-- start Provided material --

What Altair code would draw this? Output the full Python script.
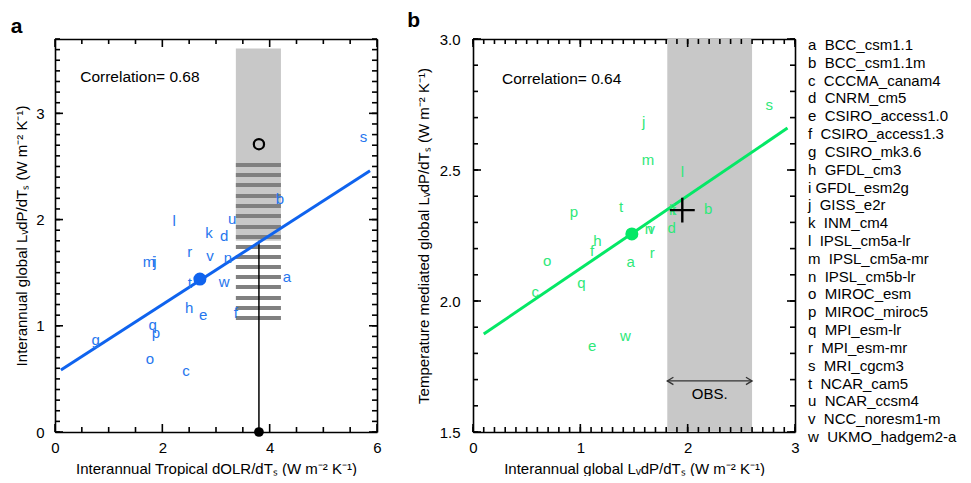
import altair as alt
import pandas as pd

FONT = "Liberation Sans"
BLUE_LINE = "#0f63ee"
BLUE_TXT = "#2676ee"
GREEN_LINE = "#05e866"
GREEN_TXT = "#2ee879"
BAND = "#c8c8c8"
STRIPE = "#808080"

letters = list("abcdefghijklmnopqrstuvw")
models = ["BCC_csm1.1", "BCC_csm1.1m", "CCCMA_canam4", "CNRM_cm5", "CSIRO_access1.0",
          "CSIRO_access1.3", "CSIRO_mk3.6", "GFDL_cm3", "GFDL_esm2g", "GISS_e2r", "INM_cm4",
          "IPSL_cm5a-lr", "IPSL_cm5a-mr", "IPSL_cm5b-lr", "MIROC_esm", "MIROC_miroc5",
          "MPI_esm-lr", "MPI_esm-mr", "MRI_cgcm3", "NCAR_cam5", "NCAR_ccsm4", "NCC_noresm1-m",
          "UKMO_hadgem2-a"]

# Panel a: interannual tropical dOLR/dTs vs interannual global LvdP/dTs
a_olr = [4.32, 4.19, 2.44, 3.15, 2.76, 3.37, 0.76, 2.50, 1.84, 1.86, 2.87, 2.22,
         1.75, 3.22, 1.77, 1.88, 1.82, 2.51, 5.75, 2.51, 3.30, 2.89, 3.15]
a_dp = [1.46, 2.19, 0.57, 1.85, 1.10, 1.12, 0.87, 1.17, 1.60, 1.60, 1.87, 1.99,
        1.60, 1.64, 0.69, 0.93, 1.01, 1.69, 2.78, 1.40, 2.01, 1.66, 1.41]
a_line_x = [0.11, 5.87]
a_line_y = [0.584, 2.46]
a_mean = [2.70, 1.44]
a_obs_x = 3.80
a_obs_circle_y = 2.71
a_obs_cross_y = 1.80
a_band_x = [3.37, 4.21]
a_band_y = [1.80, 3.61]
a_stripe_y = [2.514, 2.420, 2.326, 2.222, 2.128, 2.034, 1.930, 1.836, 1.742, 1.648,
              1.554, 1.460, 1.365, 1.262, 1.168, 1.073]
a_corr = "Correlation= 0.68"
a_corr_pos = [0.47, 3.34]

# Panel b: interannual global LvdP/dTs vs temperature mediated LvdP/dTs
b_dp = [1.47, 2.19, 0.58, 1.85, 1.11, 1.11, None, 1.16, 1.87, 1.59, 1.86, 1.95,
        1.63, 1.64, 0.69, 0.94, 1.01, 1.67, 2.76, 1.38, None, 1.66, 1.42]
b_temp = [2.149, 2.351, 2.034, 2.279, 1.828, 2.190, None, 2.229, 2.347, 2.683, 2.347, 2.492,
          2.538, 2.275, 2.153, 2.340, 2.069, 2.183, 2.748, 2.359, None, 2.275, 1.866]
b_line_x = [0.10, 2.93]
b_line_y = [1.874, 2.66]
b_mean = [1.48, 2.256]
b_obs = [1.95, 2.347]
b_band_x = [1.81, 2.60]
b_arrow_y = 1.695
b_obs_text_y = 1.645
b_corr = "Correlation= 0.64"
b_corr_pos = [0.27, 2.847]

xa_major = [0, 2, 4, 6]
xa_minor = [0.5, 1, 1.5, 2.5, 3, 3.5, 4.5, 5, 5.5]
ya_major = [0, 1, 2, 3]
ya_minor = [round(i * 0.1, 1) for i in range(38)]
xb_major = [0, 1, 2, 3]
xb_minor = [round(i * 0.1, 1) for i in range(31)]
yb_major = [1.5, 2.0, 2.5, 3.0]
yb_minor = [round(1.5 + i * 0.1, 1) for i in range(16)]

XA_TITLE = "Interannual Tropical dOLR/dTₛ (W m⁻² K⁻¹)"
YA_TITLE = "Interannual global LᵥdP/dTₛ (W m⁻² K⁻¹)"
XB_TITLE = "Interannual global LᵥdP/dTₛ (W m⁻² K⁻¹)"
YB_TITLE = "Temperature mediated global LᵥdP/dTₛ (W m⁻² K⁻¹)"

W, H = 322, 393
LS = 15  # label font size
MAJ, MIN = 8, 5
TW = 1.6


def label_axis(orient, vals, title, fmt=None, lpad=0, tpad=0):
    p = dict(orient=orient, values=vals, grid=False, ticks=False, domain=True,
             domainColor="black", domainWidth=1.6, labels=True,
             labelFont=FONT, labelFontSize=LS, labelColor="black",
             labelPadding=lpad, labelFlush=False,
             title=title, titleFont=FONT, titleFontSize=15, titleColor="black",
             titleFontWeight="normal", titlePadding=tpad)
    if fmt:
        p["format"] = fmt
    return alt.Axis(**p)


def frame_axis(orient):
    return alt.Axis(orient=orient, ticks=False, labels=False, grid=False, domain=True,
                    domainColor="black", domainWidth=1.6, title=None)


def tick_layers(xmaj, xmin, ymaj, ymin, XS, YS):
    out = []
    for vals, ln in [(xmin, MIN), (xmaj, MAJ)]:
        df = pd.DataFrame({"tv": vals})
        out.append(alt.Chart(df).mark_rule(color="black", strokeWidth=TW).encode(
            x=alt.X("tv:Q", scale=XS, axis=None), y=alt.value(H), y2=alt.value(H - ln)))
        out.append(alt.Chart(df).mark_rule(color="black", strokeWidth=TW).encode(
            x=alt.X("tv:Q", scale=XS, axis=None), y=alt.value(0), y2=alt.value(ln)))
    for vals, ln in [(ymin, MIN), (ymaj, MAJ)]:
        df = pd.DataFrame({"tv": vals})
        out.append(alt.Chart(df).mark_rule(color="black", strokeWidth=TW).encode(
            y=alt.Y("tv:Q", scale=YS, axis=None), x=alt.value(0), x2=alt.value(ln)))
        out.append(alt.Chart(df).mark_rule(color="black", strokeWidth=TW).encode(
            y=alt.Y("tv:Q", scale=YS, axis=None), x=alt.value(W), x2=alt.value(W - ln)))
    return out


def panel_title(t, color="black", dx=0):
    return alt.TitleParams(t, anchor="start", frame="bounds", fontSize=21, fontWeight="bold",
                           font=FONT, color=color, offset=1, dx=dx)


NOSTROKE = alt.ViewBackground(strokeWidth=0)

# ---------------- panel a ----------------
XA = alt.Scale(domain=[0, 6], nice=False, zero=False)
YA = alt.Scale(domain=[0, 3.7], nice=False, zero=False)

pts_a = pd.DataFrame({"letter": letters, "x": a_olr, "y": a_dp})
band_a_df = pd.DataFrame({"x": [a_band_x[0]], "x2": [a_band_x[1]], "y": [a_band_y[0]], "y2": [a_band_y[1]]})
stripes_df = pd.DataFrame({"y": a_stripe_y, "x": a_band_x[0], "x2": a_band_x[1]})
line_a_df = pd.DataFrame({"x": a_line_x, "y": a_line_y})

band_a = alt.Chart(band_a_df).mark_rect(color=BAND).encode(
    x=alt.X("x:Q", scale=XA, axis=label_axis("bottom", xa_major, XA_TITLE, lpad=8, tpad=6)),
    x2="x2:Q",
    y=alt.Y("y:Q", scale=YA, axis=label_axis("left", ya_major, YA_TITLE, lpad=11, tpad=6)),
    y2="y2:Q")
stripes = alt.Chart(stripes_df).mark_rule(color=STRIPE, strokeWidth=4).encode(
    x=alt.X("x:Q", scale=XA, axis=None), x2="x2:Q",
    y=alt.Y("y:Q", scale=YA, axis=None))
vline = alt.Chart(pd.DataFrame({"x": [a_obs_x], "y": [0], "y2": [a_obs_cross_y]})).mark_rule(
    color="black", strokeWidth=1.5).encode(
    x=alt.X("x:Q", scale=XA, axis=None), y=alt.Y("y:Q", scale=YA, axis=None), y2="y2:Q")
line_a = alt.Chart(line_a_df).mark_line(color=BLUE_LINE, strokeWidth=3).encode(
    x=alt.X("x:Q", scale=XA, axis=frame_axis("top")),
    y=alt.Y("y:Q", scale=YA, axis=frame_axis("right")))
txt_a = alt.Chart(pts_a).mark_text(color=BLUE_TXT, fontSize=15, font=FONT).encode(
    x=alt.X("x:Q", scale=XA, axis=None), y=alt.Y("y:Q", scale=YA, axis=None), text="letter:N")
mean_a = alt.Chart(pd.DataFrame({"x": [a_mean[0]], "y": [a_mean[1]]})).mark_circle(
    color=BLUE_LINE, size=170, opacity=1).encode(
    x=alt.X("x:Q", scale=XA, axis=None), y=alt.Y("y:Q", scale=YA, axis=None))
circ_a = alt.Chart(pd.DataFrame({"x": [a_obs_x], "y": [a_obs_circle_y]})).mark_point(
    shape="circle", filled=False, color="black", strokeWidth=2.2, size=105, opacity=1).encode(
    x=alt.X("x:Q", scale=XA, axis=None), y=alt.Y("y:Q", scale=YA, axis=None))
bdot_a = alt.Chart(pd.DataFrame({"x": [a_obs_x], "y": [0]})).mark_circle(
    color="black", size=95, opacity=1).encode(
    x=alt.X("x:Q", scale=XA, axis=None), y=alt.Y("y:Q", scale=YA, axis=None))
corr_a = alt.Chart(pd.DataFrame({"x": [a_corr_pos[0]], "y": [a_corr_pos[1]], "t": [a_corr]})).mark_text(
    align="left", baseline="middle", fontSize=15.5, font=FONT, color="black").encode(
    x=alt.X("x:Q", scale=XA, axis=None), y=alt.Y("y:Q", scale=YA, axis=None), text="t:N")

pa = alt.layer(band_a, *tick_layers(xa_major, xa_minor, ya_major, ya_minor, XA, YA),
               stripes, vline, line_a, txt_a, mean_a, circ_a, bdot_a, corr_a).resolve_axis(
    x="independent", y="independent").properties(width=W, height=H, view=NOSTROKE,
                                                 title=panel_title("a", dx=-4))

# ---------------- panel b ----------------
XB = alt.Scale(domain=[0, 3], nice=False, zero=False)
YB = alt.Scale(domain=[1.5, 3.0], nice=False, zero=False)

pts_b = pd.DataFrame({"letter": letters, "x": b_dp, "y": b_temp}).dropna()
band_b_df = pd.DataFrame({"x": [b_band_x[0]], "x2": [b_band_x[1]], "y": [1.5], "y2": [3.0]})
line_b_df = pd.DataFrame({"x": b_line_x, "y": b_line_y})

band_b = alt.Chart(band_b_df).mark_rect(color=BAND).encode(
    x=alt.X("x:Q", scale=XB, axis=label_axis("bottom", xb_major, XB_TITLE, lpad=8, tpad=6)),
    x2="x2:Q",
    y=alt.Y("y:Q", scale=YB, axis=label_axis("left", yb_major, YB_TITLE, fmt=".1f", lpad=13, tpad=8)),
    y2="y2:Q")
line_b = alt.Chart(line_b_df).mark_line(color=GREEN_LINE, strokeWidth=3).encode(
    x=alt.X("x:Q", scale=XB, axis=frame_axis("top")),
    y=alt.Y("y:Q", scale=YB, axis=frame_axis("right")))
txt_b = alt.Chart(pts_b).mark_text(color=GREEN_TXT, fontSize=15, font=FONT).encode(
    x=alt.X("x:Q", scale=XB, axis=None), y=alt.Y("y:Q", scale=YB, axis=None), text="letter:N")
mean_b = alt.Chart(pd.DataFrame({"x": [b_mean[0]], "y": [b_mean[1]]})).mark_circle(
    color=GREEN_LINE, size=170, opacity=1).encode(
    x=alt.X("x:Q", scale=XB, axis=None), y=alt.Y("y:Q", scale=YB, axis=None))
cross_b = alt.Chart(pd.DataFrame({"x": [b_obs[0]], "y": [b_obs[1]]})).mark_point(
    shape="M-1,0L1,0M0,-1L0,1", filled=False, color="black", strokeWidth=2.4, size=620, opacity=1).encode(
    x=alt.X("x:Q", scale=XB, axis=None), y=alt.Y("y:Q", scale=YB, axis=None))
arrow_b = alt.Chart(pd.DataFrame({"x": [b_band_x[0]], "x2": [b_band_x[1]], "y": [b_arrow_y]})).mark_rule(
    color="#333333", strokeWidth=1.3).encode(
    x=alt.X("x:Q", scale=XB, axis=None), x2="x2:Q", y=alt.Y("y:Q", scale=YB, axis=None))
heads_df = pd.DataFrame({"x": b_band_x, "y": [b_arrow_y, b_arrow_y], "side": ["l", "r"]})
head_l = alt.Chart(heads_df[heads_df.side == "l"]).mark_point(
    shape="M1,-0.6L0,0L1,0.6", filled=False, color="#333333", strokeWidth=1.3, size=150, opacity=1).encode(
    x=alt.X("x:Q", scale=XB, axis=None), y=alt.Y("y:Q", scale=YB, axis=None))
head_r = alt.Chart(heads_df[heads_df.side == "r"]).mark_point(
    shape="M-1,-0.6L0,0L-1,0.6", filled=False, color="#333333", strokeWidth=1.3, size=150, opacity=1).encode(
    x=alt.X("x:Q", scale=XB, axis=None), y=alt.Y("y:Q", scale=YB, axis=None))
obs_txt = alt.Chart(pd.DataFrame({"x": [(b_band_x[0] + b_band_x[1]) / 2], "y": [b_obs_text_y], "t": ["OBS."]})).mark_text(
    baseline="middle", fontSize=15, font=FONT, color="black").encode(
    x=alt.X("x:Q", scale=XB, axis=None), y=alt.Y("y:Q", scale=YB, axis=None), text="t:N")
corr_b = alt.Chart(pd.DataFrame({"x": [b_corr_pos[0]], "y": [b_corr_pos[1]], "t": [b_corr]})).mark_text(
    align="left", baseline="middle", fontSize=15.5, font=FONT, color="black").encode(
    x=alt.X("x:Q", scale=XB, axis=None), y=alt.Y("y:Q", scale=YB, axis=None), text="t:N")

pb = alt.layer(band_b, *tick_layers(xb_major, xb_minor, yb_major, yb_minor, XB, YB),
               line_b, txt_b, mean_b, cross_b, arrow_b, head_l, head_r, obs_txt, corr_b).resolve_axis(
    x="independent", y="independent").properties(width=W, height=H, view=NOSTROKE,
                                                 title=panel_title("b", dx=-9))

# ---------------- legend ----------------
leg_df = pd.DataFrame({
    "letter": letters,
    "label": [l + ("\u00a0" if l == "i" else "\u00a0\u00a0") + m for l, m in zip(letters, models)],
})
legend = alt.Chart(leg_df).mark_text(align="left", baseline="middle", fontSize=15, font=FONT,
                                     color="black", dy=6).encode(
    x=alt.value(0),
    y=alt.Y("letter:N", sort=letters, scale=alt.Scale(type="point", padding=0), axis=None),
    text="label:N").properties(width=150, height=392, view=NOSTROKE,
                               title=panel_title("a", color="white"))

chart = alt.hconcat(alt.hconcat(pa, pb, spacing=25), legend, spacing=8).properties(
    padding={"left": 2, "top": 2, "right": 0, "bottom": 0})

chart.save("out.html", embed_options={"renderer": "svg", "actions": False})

-- end Provided material --

§ Task goal: Up to and including the line with "a_corr_pos = [0.47, 3.34]", copy the data above from its first line. Skip pictures.

§ Finished answer:
What Altair code would draw this? Output the full Python script.
import altair as alt
import pandas as pd

FONT = "Liberation Sans"
BLUE_LINE = "#0f63ee"
BLUE_TXT = "#2676ee"
GREEN_LINE = "#05e866"
GREEN_TXT = "#2ee879"
BAND = "#c8c8c8"
STRIPE = "#808080"

letters = list("abcdefghijklmnopqrstuvw")
models = ["BCC_csm1.1", "BCC_csm1.1m", "CCCMA_canam4", "CNRM_cm5", "CSIRO_access1.0",
          "CSIRO_access1.3", "CSIRO_mk3.6", "GFDL_cm3", "GFDL_esm2g", "GISS_e2r", "INM_cm4",
          "IPSL_cm5a-lr", "IPSL_cm5a-mr", "IPSL_cm5b-lr", "MIROC_esm", "MIROC_miroc5",
          "MPI_esm-lr", "MPI_esm-mr", "MRI_cgcm3", "NCAR_cam5", "NCAR_ccsm4", "NCC_noresm1-m",
          "UKMO_hadgem2-a"]

# Panel a: interannual tropical dOLR/dTs vs interannual global LvdP/dTs
a_olr = [4.32, 4.19, 2.44, 3.15, 2.76, 3.37, 0.76, 2.50, 1.84, 1.86, 2.87, 2.22,
         1.75, 3.22, 1.77, 1.88, 1.82, 2.51, 5.75, 2.51, 3.30, 2.89, 3.15]
a_dp = [1.46, 2.19, 0.57, 1.85, 1.10, 1.12, 0.87, 1.17, 1.60, 1.60, 1.87, 1.99,
        1.60, 1.64, 0.69, 0.93, 1.01, 1.69, 2.78, 1.40, 2.01, 1.66, 1.41]
a_line_x = [0.11, 5.87]
a_line_y = [0.584, 2.46]
a_mean = [2.70, 1.44]
a_obs_x = 3.80
a_obs_circle_y = 2.71
a_obs_cross_y = 1.80
a_band_x = [3.37, 4.21]
a_band_y = [1.80, 3.61]
a_stripe_y = [2.514, 2.420, 2.326, 2.222, 2.128, 2.034, 1.930, 1.836, 1.742, 1.648,
              1.554, 1.460, 1.365, 1.262, 1.168, 1.073]
a_corr = "Correlation= 0.68"
a_corr_pos = [0.47, 3.34]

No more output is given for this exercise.